You’re invited to the opening reception for four new exhibitions:
Work It: Women Artists, Ellen Emmet Rand, and the Business of Seeing
Objectifying Myself: Works by Women Artists from the Pennsylvania Academy of Fine Arts
Liz Whitney Quisgard: An Installation
Progression: Then and Now (Stanwyck Cromwell)
The exhibitions run March 23 – July 30th, 2017
Objectifying Myself explores works by women artists from 1968-2005 which serve to some degree as self portraits, but which employ surrogate objects rather than depictions of the artists’ faces or bodies.
These works are on loan from the Pennsylvania Academy of Fine Arts in Philadelphia (PAFA) which was founded in 1805 by painter and scientist Charles Willson Peale, sculptor William Rush, and other artists and business leaders. We thank PAFA for their generosity in collaboration.
Work It highlights how women artists in the first half of the 20th century worked -how they fought for opportunities, paid their bills, and found ways to have their art taken seriously.
Featuring several works by Ellen Emmet Rand, as well as pieces by Dorothea Lange and Lois Mailou Jones, “Work It” features the diversity of styles and subjects that helped women achieve both recognition and security as working artists.
This exhibition is a preview of a larger exhibition opening in October 2018, The Business of Bodies: Ellen Emmet Rand (1875-1941) and the Persuasion of Portraiture. The Henry Luce Foundation’s American Art Program has awarded a grant to the William Benton Museum of Art in support of this exhibition focusing on one of the most important and prolific American portrait painters of the early twentieth century, Ellen Emmet Rand.
The Museum’s collection of Ellen Emmet Rand’s work is viewable online here.

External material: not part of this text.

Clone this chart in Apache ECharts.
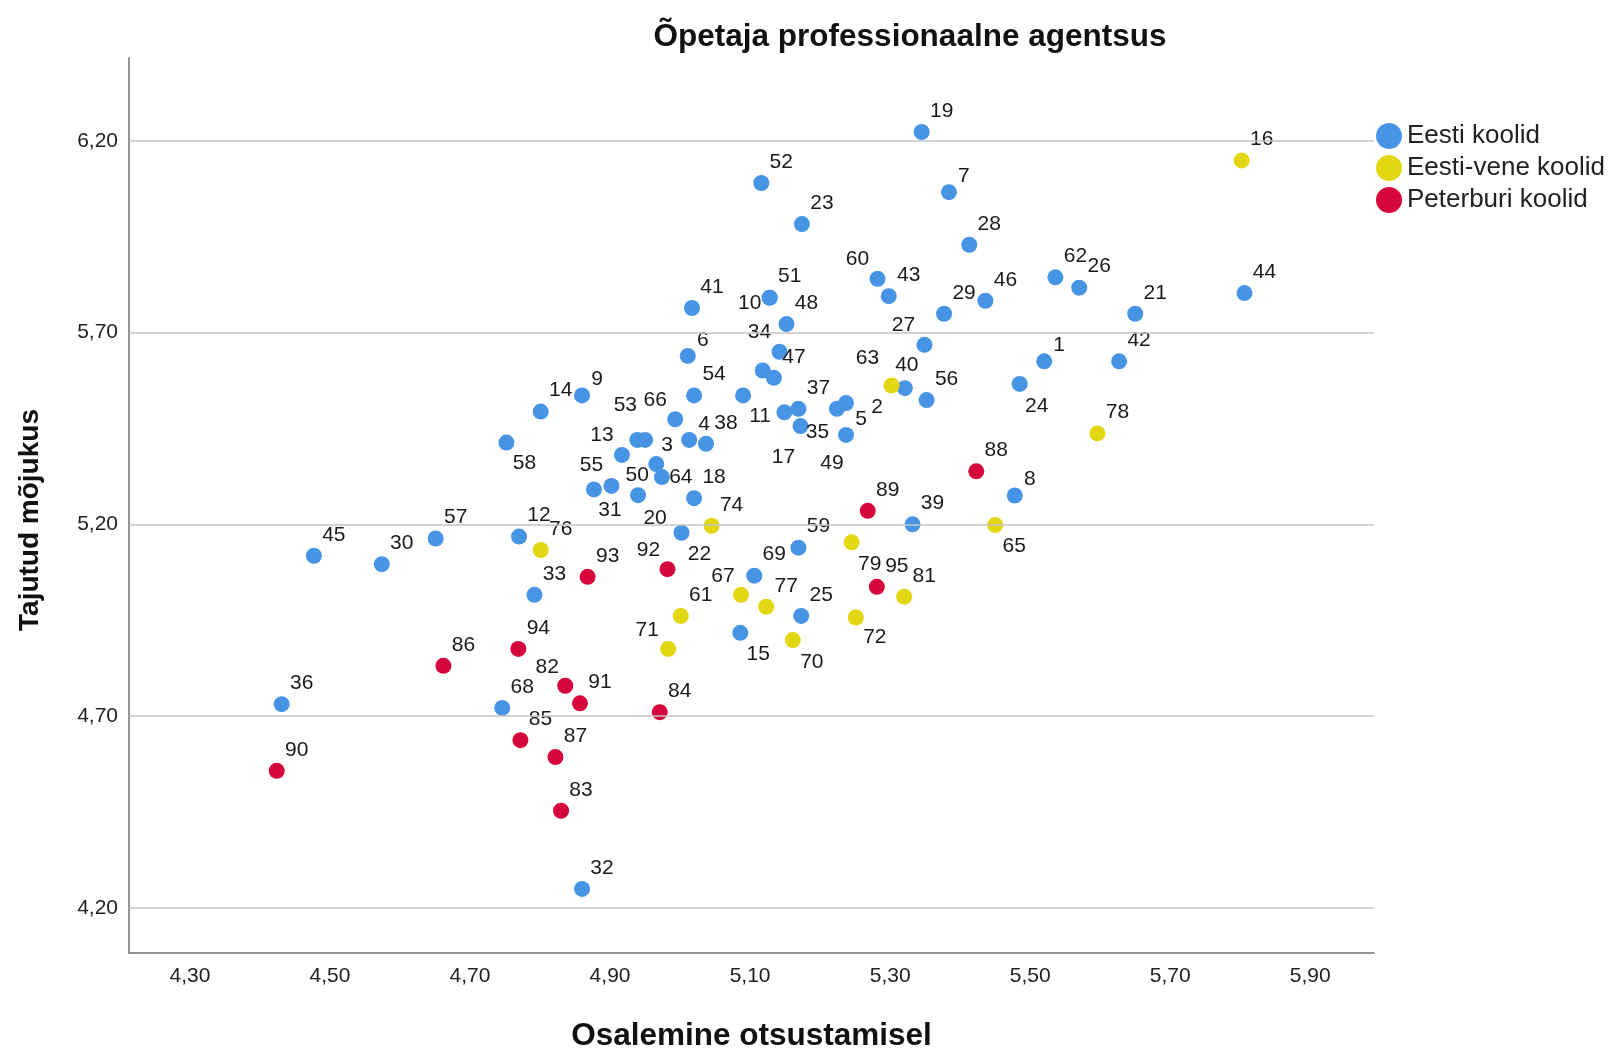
<!DOCTYPE html>
<html>
<head>
<meta charset="utf-8">
<script src="https://cdn.jsdelivr.net/npm/echarts@6/dist/echarts.min.js"></script>
<style>
  html, body { margin: 0; padding: 0; background: #fff; }
  #chart { width: 1611px; height: 1052px; }
</style>
</head>
<body>
<div id="chart"></div>
<script>
// grupid (legend)
const groupNames = ['Eesti koolid', 'Eesti-vene koolid', 'Peterburi koolid'];

// [osalemine otsustamisel, tajutud mõjukus, kooli nr]
const eestiKoolid = [
  [5.520, 5.625, 1], [5.237, 5.516, 2], [4.950, 5.420, 3], [5.013, 5.420, 4],
  [5.237, 5.433, 5], [5.011, 5.639, 6], [5.384, 6.066, 7], [5.478, 5.275, 8],
  [4.860, 5.536, 9], [5.128, 5.791, 10], [5.090, 5.536, 11], [4.770, 5.168, 12],
  [4.917, 5.381, 13], [4.801, 5.494, 14], [5.086, 4.917, 15], [5.149, 5.492, 17],
  [5.020, 5.268, 18], [5.345, 6.223, 19], [4.940, 5.276, 20], [5.650, 5.749, 21],
  [5.002, 5.178, 22], [5.174, 5.983, 23], [5.485, 5.566, 24], [5.173, 4.961, 25],
  [5.570, 5.817, 26], [5.349, 5.668, 27], [5.413, 5.929, 28], [5.377, 5.749, 29],
  [4.574, 5.096, 30], [4.877, 5.291, 31], [4.860, 4.249, 32], [4.792, 5.016, 33],
  [5.142, 5.650, 34], [5.172, 5.456, 35], [4.431, 4.731, 36], [5.169, 5.501, 37],
  [5.037, 5.410, 38], [5.332, 5.200, 39], [5.321, 5.555, 40], [5.017, 5.764, 41],
  [5.627, 5.625, 42], [5.298, 5.795, 43], [5.806, 5.803, 44], [4.477, 5.118, 45],
  [5.436, 5.783, 46], [5.134, 5.582, 47], [5.152, 5.722, 48], [5.224, 5.501, 49],
  [4.966, 5.357, 50], [5.128, 5.791, 51], [5.116, 6.090, 52], [4.939, 5.420, 53],
  [5.020, 5.536, 54], [4.902, 5.300, 55], [5.352, 5.524, 56], [4.651, 5.163, 57],
  [4.752, 5.413, 58], [5.169, 5.139, 59], [5.282, 5.840, 60], [5.536, 5.844, 62],
  [4.974, 5.323, 64], [4.993, 5.474, 66], [4.746, 4.721, 68], [5.106, 5.066, 69],
  [5.118, 5.601, null]
];
const eestiVeneKoolid = [
  [5.802, 6.149, 16], [5.001, 4.961, 61], [5.302, 5.562, 63], [5.450, 5.198, 65],
  [5.087, 5.016, 67], [5.161, 4.898, 70], [4.983, 4.875, 71], [5.251, 4.957, 72],
  [5.045, 5.196, 74], [4.801, 5.133, 76], [5.123, 4.985, 77], [5.596, 5.437, 78],
  [5.245, 5.153, 79], [5.320, 5.011, 81]
];
const peterburiKoolid = [
  [4.836, 4.779, 82], [4.830, 4.453, 83], [4.971, 4.710, 84], [4.772, 4.637, 85],
  [4.662, 4.831, 86], [4.822, 4.593, 87], [5.423, 5.338, 88], [5.268, 5.235, 89],
  [4.424, 4.557, 90], [4.857, 4.733, 91], [4.982, 5.083, 92], [4.868, 5.063, 93],
  [4.769, 4.875, 94], [5.281, 5.037, 95]
];

// telje jaotised
const xTicks = [4.3, 4.5, 4.7, 4.9, 5.1, 5.3, 5.5, 5.7, 5.9];
const yTicks = [4.2, 4.7, 5.2, 5.7, 6.2];

// siltide nihked punkti suhtes (px), kui silt pole üleval paremal
const labelShift = {
  2: [31, 4], 3: [22, 5], 10: [-20, 6], 11: [17, 21], 13: [-20, -20],
  15: [18, 21], 17: [-1, 45], 20: [17, 23], 22: [18, 21], 24: [17, 22],
  27: [-21, -20], 31: [16, 21], 34: [-20, -20], 35: [17, 6], 40: [2, -23],
  49: [-5, 54], 50: [-19, 11], 53: [-12, -35], 55: [-20, -21], 58: [18, 21],
  60: [-20, -20], 63: [-24, -27], 64: [19, 0], 65: [19, 21], 66: [-20, -19],
  67: [-18, -19], 70: [19, 22], 71: [-21, -19], 72: [19, 20], 79: [18, 22],
  82: [-18, -19], 92: [-19, -19]
};

const colors = ['#4794e4', '#e2d712', '#d4063c'];
const font = '"Liberation Sans", Arial, sans-serif';
const groups = [eestiKoolid, eestiVeneKoolid, peterburiKoolid];

const fmt = v => v.toFixed(2).replace('.', ',');

function toPoints(list) {
  return list.map(p => {
    const txt = p[2] == null ? '' : String(p[2]);
    const off = labelShift[p[2]] || (txt.length > 1 ? [20, -21] : [15, -16]);
    return { value: p, label: { offset: off } };
  });
}

const chart = echarts.init(document.getElementById('chart'));

let series = groups.map((list, i) => ({
  name: groupNames[i],
  type: 'scatter',
  symbol: 'circle',
  symbolSize: 16,
  z: 3,
  itemStyle: { color: colors[i], opacity: 1 },
  label: {
    show: true,
    position: 'inside',
    align: 'center',
    verticalAlign: 'middle',
    formatter: p => (p.value[2] == null ? '' : String(p.value[2])),
    color: '#1a1a1a',
    fontSize: 21,
    fontFamily: font,
    textBorderWidth: 0
  },
  emphasis: { disabled: true },
  data: toPoints(list)
}));

// horisontaalsed abijooned
series.unshift({
  type: 'scatter',
  data: [],
  z: 1,
  silent: true,
  markLine: {
    silent: true,
    symbol: 'none',
    animation: false,
    label: { show: false },
    lineStyle: { color: '#c4c4c4', width: 1.5, type: 'solid' },
    data: yTicks.map(v => ({ yAxis: v }))
  }
});

let option = {
  animation: false,
  backgroundColor: '#fff',
  title: {
    text: 'Õpetaja professionaalne agentsus',
    left: 905,
    top: 16,
    textAlign: 'center',
    textStyle: { fontSize: 31.5, fontWeight: 'bold', color: '#111', fontFamily: font }
  },
  legend: {
    orient: 'vertical',
    left: 1376,
    top: 123,
    padding: 0,
    itemWidth: 26,
    itemHeight: 26,
    itemGap: 6,
    icon: 'circle',
    selectedMode: false,
    data: groupNames,
    textStyle: { fontSize: 26, color: '#222', fontFamily: font }
  },
  grid: { left: 129, right: 237, top: 58, bottom: 99, outerBoundsMode: 'none' },
  xAxis: {
    type: 'value',
    min: 4.213,
    max: 5.991,
    name: 'Osalemine otsustamisel',
    nameLocation: 'middle',
    nameGap: 67,
    nameTextStyle: { fontSize: 31.5, fontWeight: 'bold', color: '#111', fontFamily: font },
    axisLine: { show: true, lineStyle: { color: '#707070', width: 1.5 } },
    axisTick: { show: false },
    splitLine: { show: false },
    axisLabel: {
      customValues: xTicks,
      formatter: fmt,
      fontSize: 21,
      margin: 13,
      color: '#222',
      fontFamily: font
    }
  },
  yAxis: {
    type: 'value',
    min: 4.082,
    max: 6.416,
    axisLine: { show: true, lineStyle: { color: '#707070', width: 1.5 } },
    axisTick: { show: false },
    splitLine: { show: false },
    axisLabel: {
      customValues: yTicks,
      formatter: fmt,
      fontSize: 21,
      margin: 11,
      color: '#222',
      fontFamily: font
    }
  },
  graphic: [{
    type: 'text',
    x: 30,
    y: 520,
    rotation: Math.PI / 2,
    style: {
      text: 'Tajutud mõjukus',
      font: 'bold 28px "Liberation Sans", Arial, sans-serif',
      fill: '#111',
      align: 'center',
      verticalAlign: 'middle',
      textAlign: 'center',
      textVerticalAlign: 'middle'
    }
  }],
  series: series
};

chart.setOption(option);
</script>
</body>
</html>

Liz Whitney Quisgard is an award-winning, nationally renowned artist who lives and works in New York City. “My goal is to surprise and engage the mind by seducing the eye. Toward that end I rely on pattern. We all understand a row of triangles, a strip of squares, an arrangement of circles and swirls. No need to ask their meaning. They simply are what they are. They speak to us universally and without apology.”- Liz Whitney Quisgard, Artist
In Progression Stanwyck Cromwell’s work demonstrates how art serves as a medium for capturing and expressing the range of immigrant experiences and voices in the United States. “This exhibition is a visual documentation of my journey as a Guyanese-born artist, living in a multi-cultural America. Despite my lengthy absence from my country of origin, my memories of Guyana are very rich and abundant. A visual kaleidoscope from this exotic place is referenced in my art. These references serve as visual footnotes to my art-making practice, by allowing me a rich palette of diverse sights to draw from. Saturated colors, patterns and textures reveal themselves in my collages, paintings and drawings.” -Stanwyck E. Cromwell, Artist
Exhibition in collaboration with The Caribbean Initiative, El Instituto, and the Africana Studies Institute’s artist-in-residence program.